Example 5: Selecting Samples
A school principal wants to find out what the students think about the teaching quality in the school. Which of these samples is unbiased?
- A questionnaire is available at the library for anyone who wants to take part in the survey.
- A list of male students to interview is randomly generated.
- A list of students to interview is randomly generated.
- All ninth grade students are interviewed.
- A list of female students to interview is randomly generated.
Answer
Recall that biased sampling is a method of forming a sample that favors certain values of the variable of study. The variable of study in this example is a student’s opinion on the teaching quality in the school. Let us consider the method in each option. We need to determine whether or not the method used for forming the sample favors students who have certain types of opinions about the teaching quality in the school.
- In this option, the sample is formed by volunteers among students who
come to the library. There are two reasons why this sampling method is
biased. Firstly, this is an example of convenience sampling. Remember that
convenience sampling is a method of forming a sample by volunteers. Convenience sampling is often biased because it attracts individuals who
already hold certain types of opinions on the variable of study. In this scenario, it is likely to attract students who either hate or love
the teaching quality in the school, leaving out the large part of the
population who do not hold strong opinions.
Another source of bias in this sampling method is due to the fact that the questionnaires are left at a library. A library attracts students who like to study, and these students are more likely to think highly of the teaching quality in the school. In other words, this sampling method favors students who think highly of the teaching quality in the school, which means that this leads to a biased sample. - In this option, the sample is randomly generated only among the male students. This leaves out the entire female population of the school. It is possible that male students hold a different type of opinion on the teaching quality compared to the female students. Hence, this sampling method favors the opinions that male students are more likely to hold, meaning that this leads to a biased sample.

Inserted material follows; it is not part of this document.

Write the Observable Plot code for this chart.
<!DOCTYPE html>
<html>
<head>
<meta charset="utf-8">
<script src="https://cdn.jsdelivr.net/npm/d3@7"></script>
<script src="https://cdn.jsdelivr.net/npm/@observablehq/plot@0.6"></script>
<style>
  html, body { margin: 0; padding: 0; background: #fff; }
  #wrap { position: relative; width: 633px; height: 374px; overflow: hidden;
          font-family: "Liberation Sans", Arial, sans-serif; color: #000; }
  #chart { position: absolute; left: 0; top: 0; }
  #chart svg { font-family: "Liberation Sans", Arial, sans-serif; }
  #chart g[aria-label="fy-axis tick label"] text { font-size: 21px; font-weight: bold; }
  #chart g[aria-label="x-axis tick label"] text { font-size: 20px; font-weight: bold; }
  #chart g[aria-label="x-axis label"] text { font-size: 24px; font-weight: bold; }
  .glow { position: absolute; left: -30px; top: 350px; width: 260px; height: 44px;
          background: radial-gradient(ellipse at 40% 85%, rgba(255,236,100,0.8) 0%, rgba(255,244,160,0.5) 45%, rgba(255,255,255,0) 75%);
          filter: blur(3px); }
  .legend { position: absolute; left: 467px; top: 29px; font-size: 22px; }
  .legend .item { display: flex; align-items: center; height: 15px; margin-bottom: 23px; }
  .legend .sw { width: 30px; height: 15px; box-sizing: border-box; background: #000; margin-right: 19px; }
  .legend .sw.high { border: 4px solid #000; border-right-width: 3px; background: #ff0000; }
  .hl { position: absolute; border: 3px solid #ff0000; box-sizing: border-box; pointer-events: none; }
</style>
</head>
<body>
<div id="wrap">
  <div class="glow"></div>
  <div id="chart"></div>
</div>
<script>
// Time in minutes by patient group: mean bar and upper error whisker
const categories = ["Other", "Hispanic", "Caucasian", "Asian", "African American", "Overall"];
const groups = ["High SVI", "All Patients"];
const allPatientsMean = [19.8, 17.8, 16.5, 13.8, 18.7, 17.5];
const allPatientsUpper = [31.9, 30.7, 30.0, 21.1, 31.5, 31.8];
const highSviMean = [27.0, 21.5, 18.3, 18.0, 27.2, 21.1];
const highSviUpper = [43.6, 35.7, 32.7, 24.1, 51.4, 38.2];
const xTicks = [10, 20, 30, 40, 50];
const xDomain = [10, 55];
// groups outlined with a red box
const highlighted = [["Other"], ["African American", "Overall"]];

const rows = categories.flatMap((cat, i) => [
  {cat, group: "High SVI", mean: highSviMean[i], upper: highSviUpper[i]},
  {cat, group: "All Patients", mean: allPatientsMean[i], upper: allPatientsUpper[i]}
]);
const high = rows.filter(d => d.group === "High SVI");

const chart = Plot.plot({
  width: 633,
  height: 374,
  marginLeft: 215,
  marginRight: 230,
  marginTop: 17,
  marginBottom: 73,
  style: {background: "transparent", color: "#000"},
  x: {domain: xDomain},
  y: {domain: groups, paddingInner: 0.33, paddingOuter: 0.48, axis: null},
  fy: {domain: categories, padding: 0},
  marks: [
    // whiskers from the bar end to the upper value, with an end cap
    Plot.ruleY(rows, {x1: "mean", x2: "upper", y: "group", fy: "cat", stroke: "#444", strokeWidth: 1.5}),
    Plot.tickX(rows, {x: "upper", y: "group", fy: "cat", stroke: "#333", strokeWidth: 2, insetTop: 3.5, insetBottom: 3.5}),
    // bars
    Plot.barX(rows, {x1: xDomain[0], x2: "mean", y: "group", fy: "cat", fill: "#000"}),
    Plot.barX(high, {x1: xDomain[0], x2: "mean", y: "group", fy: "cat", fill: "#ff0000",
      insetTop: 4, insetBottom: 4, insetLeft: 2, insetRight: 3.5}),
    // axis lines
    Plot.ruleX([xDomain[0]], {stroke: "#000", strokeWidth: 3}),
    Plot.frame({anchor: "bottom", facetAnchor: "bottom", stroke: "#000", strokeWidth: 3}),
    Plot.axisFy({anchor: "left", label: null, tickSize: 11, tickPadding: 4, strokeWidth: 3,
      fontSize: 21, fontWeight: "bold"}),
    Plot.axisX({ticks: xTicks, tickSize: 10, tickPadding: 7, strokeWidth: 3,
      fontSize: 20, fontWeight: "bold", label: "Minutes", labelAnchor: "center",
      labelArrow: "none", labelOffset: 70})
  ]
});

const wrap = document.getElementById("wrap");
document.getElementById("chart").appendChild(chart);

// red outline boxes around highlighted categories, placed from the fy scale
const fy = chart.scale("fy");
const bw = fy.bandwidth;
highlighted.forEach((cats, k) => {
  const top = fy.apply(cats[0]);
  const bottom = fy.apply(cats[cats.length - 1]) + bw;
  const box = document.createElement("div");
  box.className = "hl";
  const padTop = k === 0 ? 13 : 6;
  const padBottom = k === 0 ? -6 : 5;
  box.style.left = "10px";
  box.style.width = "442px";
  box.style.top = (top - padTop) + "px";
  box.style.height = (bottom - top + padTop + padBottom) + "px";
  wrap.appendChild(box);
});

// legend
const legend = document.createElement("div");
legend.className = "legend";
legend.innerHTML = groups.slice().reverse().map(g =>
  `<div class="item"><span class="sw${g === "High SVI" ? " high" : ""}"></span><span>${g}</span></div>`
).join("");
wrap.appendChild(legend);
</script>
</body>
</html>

- In this option, a random sample is chosen from the entire population so that each individual is equally likely to be in the sample. This sampling method does not favor a student holding a certain type of opinion on the teaching quality in the school, which means that this sampling method is unbiased. Hence, this sample is unbiased.
- In this option, only ninth grade students are selected for the sample. This would be a good sample if the variable of study was the teaching quality in the ninth grade classrooms, but not in the entire school. If the ninth grade teaching quality is worse compared to that of the other grades, this sampling method will favor students who hold low opinions of the teaching quality. This means that this sampling method is biased. Hence, this sample is biased.
- In this option, only female students are selected for the sample. Similar to option B, this sampling method is biased. Hence, this sample is biased.
The only unbiased sample is that in option C.
Let us finish by recapping a few important concepts.
Key Points
- A sample is representative of the population if the sample and the population share similar distributions of individuals’ characteristics relevant to the variable of study.
- To form a sample that is representative of the entire population, researchers should ensure that each individual in the population has an equal chance of being selected for the sample. This does not guarantee a representative sample, since one can always end up with a box of bad apples by chance. Hence, it is also important to select a sufficiently large sample to reduce this effect.
- Biased sampling is a method of forming a sample that favors certain values of the variable of study. A sample obtained from a biased sampling method is likely not representative of the entire population.
- Convenience sampling is a method of forming a sample by volunteers. Convenience sampling is a prominent example of biased sampling methods.